Comme les concept stores, Jacques-Antoine s’adresse à une communauté de clients sélectionnés qui se parrainent entre eux, sauf qu’ils sont plusieurs millions à le suivre et vivent dans les pays riches d’Europe et aux Etats Unis.
Son succès a amené les marques à suivre son modèle de distribution sur le net pour leurs collections en cours mais également à produire des collections destinées à leurs ventes privées.
De telles ventes événementielles existaient dans la vie réelle depuis vingt ans mais elles n’étaient organisées que deux fois par an, en fin de saison, et réservées aux journalistes et à quelques happy few qui pouvaient acheter les échantillons commerciaux et presse dans les showrooms des marques ou dans leurs entrepôts.
Représentants de la génération charnière, Jacques-Antoine Granjon, Xavier Niel fondateur de Free le fournisseur d’accès à internet qui casse les prix et les pieds de ses concurrents et Marc Simoncini fondateur de Meetic, site de rencontre à haut débit, sont aujourd’hui les patrons de la nouvelle économie française qui repose sur la technologie et la consommation instantanée à un prix abordable.
A la faveur des crises économiques et financières à répétitions depuis trente ans, ils ont su inventer de nouveaux modes de consommation soucieux de petites économies, recyclées en principes écologiques et en commerce plus équitable.

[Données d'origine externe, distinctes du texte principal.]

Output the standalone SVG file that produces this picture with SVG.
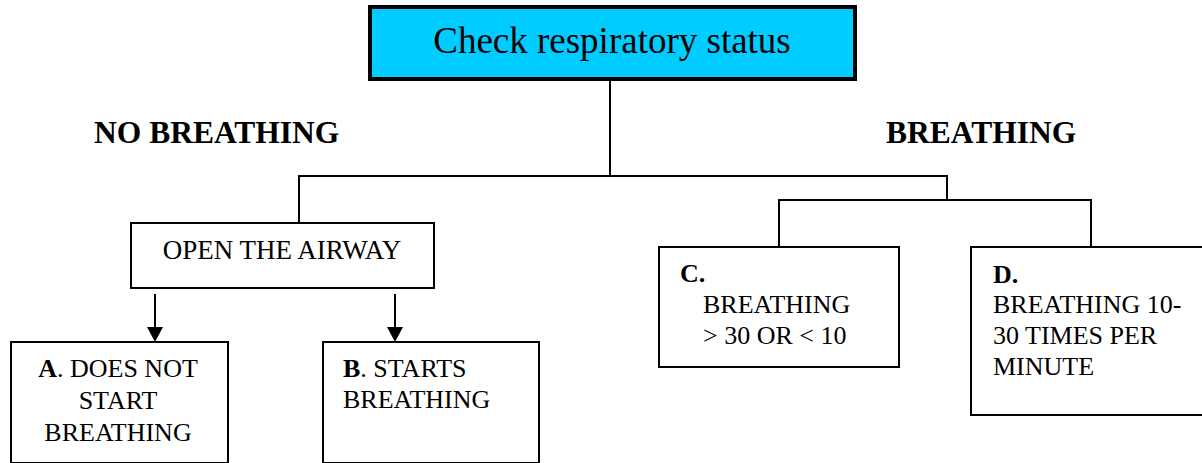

Plus discret que le magasin de dépôt vente de nos parents dont on entrait et sortait avec le même embarras que d’un sex shop,
le géant communautaire eBay permet à chacun de se débarrasser de ses vieilleries ou cadeaux de mariage en toute discrétion et de récupérer un peu d’argent.
Ce nouveau mode de consommation est devenu une tendance lourde grâce à la technologie utilisée, à la crise avec la caution de la presse mode qui promeut le phénomène. Au lieu de jeter leurs vêtements achetés chez Zara ou chez Yves Saint Laurent les femmes, les lycéens et maintenant les hommes organisent chez eux des ventes privées de leurs anciens vêtements sur le modèle des ventes de garage aux USA. Ils donnent de la visibilité à leurs ventes conviviales en envoyant mails et SMS à leurs amis ainsi qu’en créant des événements virtuels principalement sur Facebook.
Grâce à leurs réseaux de followers et à leurs garde-robes sans cesse réapprovisionnées par les marques en échange de visibilité, les bloggeuses sont devenues les grandes organisatrices de ces ventes.
Quand elles ne les échangent pas tout simplement avec leurs copines, réinventant l’économie primaire du troc émancipée du lien social de l’argent, c’est gagnant-gagnant.
Fédérant ce nouveau mode de vente de vêtement de seconde-main en ligne vestiairedecopines.com, devenu vestiairecollectif.com pour des raisons de développement
international, a structuré le modèle friendly du e-commerce en favorisant et en garantissant le deal entre particuliers : visibilité de l’offre grâce à son fichier de sept cent mille membres, acheminement des pièces après vérification de la qualité du produit, le tout contre une commission inférieure à la marge que prennent les professionnels du détail.
Du coup, les dépôts vente et les magasins de seconde main se trouvent parés d’une vertu nouvelle et fleurissent dans les domaines de la mode, mais également de la décoration et des produits technologiques.
Quand ils ne sont pas échangés ou vendus, les vêtements et accessoires de nos placards connaissent aussi une seconde jeunesse : ils deviennent vintage en passant des grands-parents aux petits-enfants, mais également par un abus de langage bienveillant quand ils s’échangent entre copines de chez H&M. Coupés, les jeans revivent et deviennent des shorts.
Sentimentales et économes, les jeunes femmes empruntent les vêtements de leurs amis qu’elles nomment Boyfriend pants, Boyfriend shirts ou encore Boyfriend jackets. Chez les hommes, le sur-mesure et la demi-mesure même made in Asie reviennent à la mode et il est devenu un must de refaire le col et les poignets de ses chemises.
Aujourd’hui les vêtements des bêtes de mode ont sept vies et leurs porte-monnaies retombent sur leurs pattes.